En el día de la clausura del encuentro, el miércoles 16, al momento de votar el acuerdo Guevara indicó la abstención de Cuba, que ya estaba soportando el inicio de un bloqueo comercial y la decisión de algunos países de romper sus relaciones con La Habana.

Los buenos deseos expresados por Kennedy para aquella Alianza surgida en tierra uruguaya nunca se cumplieron. Los fondos aportados y administrados por la Agencia para el Desarrollo Internacional (AID) de los Estados Unidos sólo sirvieron para beneficiar a algunos latifundistas del continente, pertrechar a ejércitos y entrenar a los servicios de inteligencia y, en lugar de democratizar, facilitar la seguidilla de golpes de Estado de la segunda mitad del siglo XX. Desde luego, también aquel dinero tuvo que ser devuelto y terminó engrosando las deudas externas de los países de la región.

En aquel mismo año de 1961, John F. Kennedy visitó Colombia para reunirse con su colega Carlos Lleras Restrepo y conoció allí a José Luis Restrepo, oriundo de Medellín, quien ocupaba el cargo de director del Presupuesto Nacional en Bogotá y que lo impresionó muy bien. El jefe de la Casa Blanca le ofreció trabajar en la recién nacida Alianza para el Progreso, en Washington. Y José Luis se afincaría en la capital de la Unión donde nacería su hijo, Daniel Dan Restrepo, quien al crecer se interesaría mucho por la política y la economía latinoamericanas, al punto que se convertiría en un experto y se desempeñaría como director de la Oficina para el Hemisferio Occidental de la Casa Blanca, durante la administración de Barak Obama, hasta 2012. Pero Dan tenía una mirada conservadora, que la expresó al día siguiente de que Obama anunciara el inicio de la normalización de las relaciones con Cuba, el 18 de diciembre de 2014, cuando escribió una columna que le fue publicada por La Nación de Buenos Aires, en la que señaló: “Aunque nunca ha sido una justificación legítima para su represión sistemática, después de más de 50 años de negarle al pueblo cubano sus derechos humanos Cuba ya no tiene la excusa de que está amenazada por su vecino del Norte. Los 11 millones de cubanos que viven en la isla tienen el derecho de la libertad de expresión, de la asamblea pacífica, de participar en elecciones verdaderamente democráticas y de tener acceso a información. Las autoridades cubanas no respetan ni esos ni otros derechos básicos del pueblo cubano”.

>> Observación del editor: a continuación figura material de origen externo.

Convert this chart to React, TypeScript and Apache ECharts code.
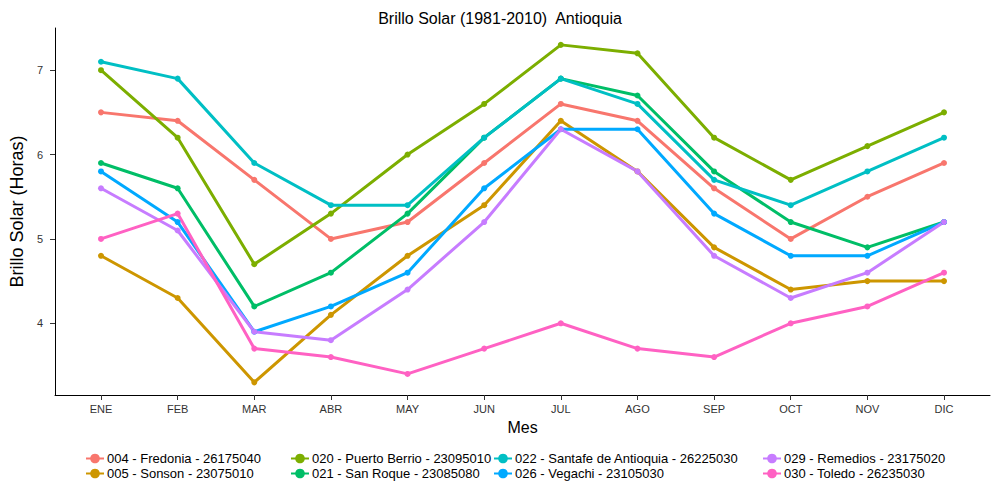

Al asumir en 2015 su cargo como secretario general de la OEA, el uruguayo Luis Almagro convocó expresamente a Dan Restrepo para que fuera uno sus más estrechos colaboradores que lo asistieran en su nueva función. Y en ese importante puesto se instaló ese hombre que había abierto por primera vez sus ojos en Washington, predestinado como una suerte de heredero familiar de aquella frustrada Alianza para el Progreso, nacida por un acuerdo votado hace 56 años en una Conferencia de la OEA. Cinco meses después de aquella aprobación –y también durante una reunión en Punta del Este-, la OEA expulsaría de su seno a la rebelde Cuba y haría exclamar a Fidel Castro que esa organización no era otra cosa que el “ministerio de colonias” de los Estados Unidos.